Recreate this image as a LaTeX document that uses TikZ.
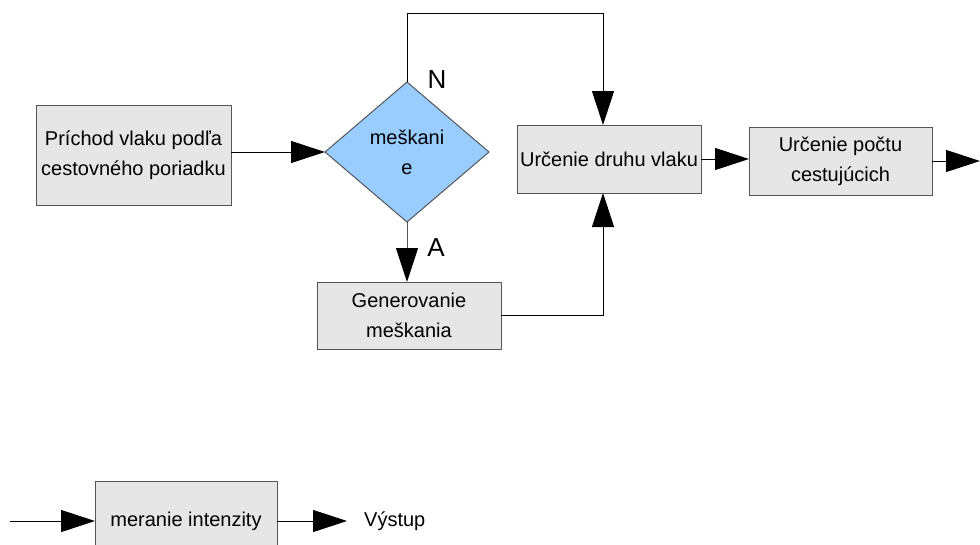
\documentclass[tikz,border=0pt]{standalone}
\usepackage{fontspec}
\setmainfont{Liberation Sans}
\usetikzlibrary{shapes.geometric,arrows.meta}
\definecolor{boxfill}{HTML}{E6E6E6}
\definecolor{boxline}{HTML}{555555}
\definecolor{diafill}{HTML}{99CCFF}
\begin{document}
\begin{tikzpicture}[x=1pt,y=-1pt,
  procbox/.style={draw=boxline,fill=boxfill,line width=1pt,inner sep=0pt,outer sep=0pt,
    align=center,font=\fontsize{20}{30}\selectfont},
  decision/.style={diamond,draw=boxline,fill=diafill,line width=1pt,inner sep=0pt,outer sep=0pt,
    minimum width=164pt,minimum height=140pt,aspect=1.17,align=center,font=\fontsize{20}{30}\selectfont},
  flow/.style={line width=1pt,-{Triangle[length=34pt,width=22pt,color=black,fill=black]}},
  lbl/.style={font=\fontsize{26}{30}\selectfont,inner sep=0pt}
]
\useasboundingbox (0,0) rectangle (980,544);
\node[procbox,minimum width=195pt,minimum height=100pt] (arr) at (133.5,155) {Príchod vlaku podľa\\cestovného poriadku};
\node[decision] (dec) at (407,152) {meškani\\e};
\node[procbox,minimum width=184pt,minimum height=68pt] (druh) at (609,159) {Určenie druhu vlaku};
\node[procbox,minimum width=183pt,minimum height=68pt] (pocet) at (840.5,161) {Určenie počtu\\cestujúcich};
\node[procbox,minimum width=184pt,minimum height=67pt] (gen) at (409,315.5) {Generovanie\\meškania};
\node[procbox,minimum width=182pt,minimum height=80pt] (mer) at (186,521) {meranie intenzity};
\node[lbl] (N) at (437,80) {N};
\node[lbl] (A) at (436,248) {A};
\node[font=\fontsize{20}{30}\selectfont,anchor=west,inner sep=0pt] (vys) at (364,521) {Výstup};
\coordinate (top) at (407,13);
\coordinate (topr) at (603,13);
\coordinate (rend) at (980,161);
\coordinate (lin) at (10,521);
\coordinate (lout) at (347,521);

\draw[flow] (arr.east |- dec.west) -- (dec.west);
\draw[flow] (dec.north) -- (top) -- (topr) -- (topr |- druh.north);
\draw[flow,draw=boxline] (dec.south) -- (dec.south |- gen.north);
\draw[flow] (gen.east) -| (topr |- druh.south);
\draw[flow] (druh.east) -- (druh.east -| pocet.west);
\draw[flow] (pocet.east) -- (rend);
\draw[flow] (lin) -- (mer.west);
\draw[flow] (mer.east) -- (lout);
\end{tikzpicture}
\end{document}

» Work instructions:
Reproduce the listing exactly. Leave its pictures out.

» Solution to this task:
Recreate this image as a LaTeX document that uses TikZ.
\documentclass[tikz,border=0pt]{standalone}
\usepackage{fontspec}
\setmainfont{Liberation Sans}
\usetikzlibrary{shapes.geometric,arrows.meta}
\definecolor{boxfill}{HTML}{E6E6E6}
\definecolor{boxline}{HTML}{555555}
\definecolor{diafill}{HTML}{99CCFF}
\begin{document}
\begin{tikzpicture}[x=1pt,y=-1pt,
  procbox/.style={draw=boxline,fill=boxfill,line width=1pt,inner sep=0pt,outer sep=0pt,
    align=center,font=\fontsize{20}{30}\selectfont},
  decision/.style={diamond,draw=boxline,fill=diafill,line width=1pt,inner sep=0pt,outer sep=0pt,
    minimum width=164pt,minimum height=140pt,aspect=1.17,align=center,font=\fontsize{20}{30}\selectfont},
  flow/.style={line width=1pt,-{Triangle[length=34pt,width=22pt,color=black,fill=black]}},
  lbl/.style={font=\fontsize{26}{30}\selectfont,inner sep=0pt}
]
\useasboundingbox (0,0) rectangle (980,544);
\node[procbox,minimum width=195pt,minimum height=100pt] (arr) at (133.5,155) {Príchod vlaku podľa\\cestovného poriadku};
\node[decision] (dec) at (407,152) {meškani\\e};
\node[procbox,minimum width=184pt,minimum height=68pt] (druh) at (609,159) {Určenie druhu vlaku};
\node[procbox,minimum width=183pt,minimum height=68pt] (pocet) at (840.5,161) {Určenie počtu\\cestujúcich};
\node[procbox,minimum width=184pt,minimum height=67pt] (gen) at (409,315.5) {Generovanie\\meškania};
\node[procbox,minimum width=182pt,minimum height=80pt] (mer) at (186,521) {meranie intenzity};
\node[lbl] (N) at (437,80) {N};
\node[lbl] (A) at (436,248) {A};
\node[font=\fontsize{20}{30}\selectfont,anchor=west,inner sep=0pt] (vys) at (364,521) {Výstup};
\coordinate (top) at (407,13);
\coordinate (topr) at (603,13);
\coordinate (rend) at (980,161);
\coordinate (lin) at (10,521);
\coordinate (lout) at (347,521);

\draw[flow] (arr.east |- dec.west) -- (dec.west);
\draw[flow] (dec.north) -- (top) -- (topr) -- (topr |- druh.north);
\draw[flow,draw=boxline] (dec.south) -- (dec.south |- gen.north);
\draw[flow] (gen.east) -| (topr |- druh.south);
\draw[flow] (druh.east) -- (druh.east -| pocet.west);
\draw[flow] (pocet.east) -- (rend);
\draw[flow] (lin) -- (mer.west);
\draw[flow] (mer.east) -- (lout);
\end{tikzpicture}
\end{document}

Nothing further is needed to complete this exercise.